Aristocracia de calle

Siempre he sentido una secreta devoción por aquello que, en otros tiempos, llamábamos aristocracia. No por la sangre ni por los escudos grabados en viejas porcelanas, sino por ese resplandor sutil —y casi extinto— de las almas elevadas. Hay algo profundamente humano en ese anhelo de jerarquía, no la jerarquía de los títulos ni de los registros notariales, sino la del espíritu: la aristocracia del que busca lo bello, lo verdadero, lo noble. Aquel que, al caminar, no arrastra sus días sino que los conduce como si su vida fuese ya, en sí misma, una obra de arte.

Sin embargo, basta con una mirada atenta para advertir lo que ha sido del ideal aristocrático en nuestras tierras. Lo que persiste no es la nobleza, sino su parodia. Hombres de rostro ajado y mujeres con sonrisas petrificadas conversan en salones de espejos dorados y lámparas antiguas, y sin embargo, no hay en sus palabras ni una sola idea que haya atravesado el silencio. Sus conversaciones, más que palabras, son ecos; no pensamientos, sino repeticiones automáticas de lo que se dice en el almuerzo de al lado. Sus mundos son tan pequeños que podrían caber en una tarjeta de invitación.

Y no es solo una decadencia de forma, sino de sustancia. Esa clase alta que una vez quiso representarse como portadora de cultura y medida, hoy desfila entre el chisme y el fanatismo político con la desenvoltura de quien ha olvidado que pensar es también un deber moral. La ignorancia ha dejado de dar vergüenza: ahora se adorna con anécdotas de viajes y apellidos impronunciables. Si alguna vez los linajes fueron custodios de la tradición y el arte, ahora son simples adornos en una conversación trivial. Donde antes se leía a Montaigne o a Madame de Staël, hoy se murmura sobre escándalos sociales y se pontifica con ligereza sobre temas que jamás se han estudiado.
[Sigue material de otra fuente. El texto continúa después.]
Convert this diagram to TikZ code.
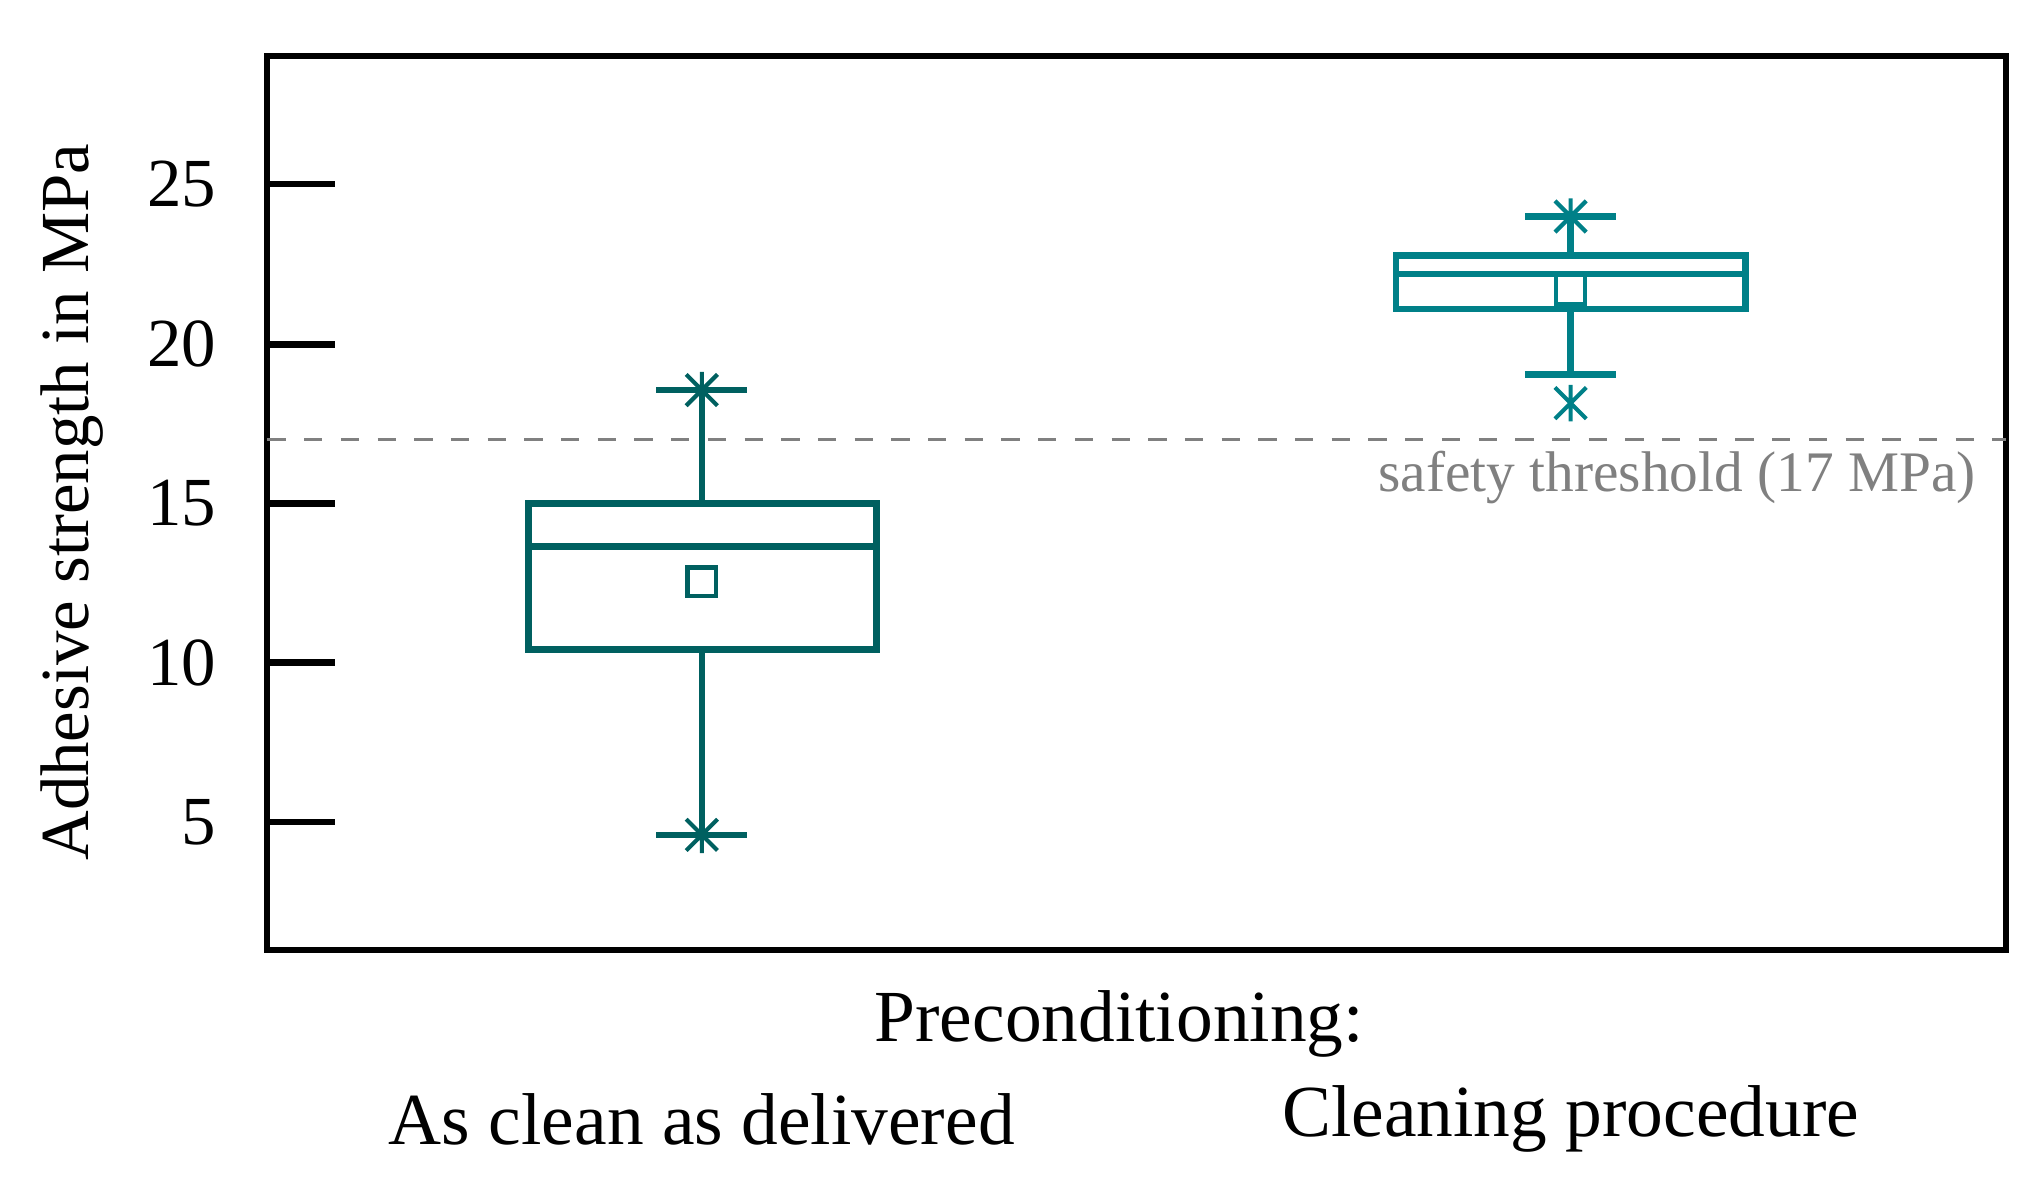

En esas reuniones, me ha tocado observar algo que va más allá de la decadencia intelectual: una tristeza más honda, una suerte de podredumbre moral. Porque no es sólo que no sepan —eso sería excusable—, es que no desean saber. Han olvidado, si alguna vez lo supieron, que el conocimiento no es adorno sino alimento del alma. Han hecho del “qué dirán” su brújula, y del ridículo miedo a parecer apasionados, una forma de cobardía vital. Su universo entero se reduce a mantener la fachada. Viven para ser vistos, no para vivir.

Y sin embargo —he aquí la ironía que enmudece—, los que desprecian todo aquello, los que alzan la voz contra la élite como si fueran cruzados del pueblo llano, caen en una miseria no menos ridícula. En sus antípodas se encuentra otro tipo de decadencia: la vulgaridad arrogante del hombre de la calle, que hace alarde de su incultura como si fuera una medalla conquistada en la batalla de la vida. Presumen ser "muy vivos", como si eso los hicieras más auténticos. Confunden rusticidad con sabiduría popular, y a la torpeza la llaman instinto. He escuchado discursos de hombres que proclaman haber aprendido “en la universidad de la vida”, mientras se mofan del joven que lee a Descartes o al anciano que estudia física en su vejez. “Eso no sirve para nada”, repiten como si el conocimiento debiera rendir cuentas. No saben que lo inútil, a menudo, es lo más necesario: una sinfonía o un poema no salvan el cuerpo, pero salvan el alma. ¿Qué puede ofrecer una vida sin preguntas?

He visto a ambos extremos —la clase alta hueca y la calle altiva— coincidir en su desprecio por la profundidad. Uno por cansancio y arrogancia; el otro, por resentimiento y confusión. Y en ambos casos, se desprecia lo mismo: el pensamiento. La soledad del que duda y estudia. Es como si nuestra época, en todos sus estratos, hubiese declarado la guerra a la inteligencia.Y sin embargo, en medio de esas ruinas —porque son ruinas, aunque se disfracen con trajes o con consignas—, uno puede encontrar todavía figuras silenciosas que contradicen el paisaje. Ellos son, sin pretenderlo, los verdaderos aristócratas: los que no necesitan abolengo porque poseen espíritu.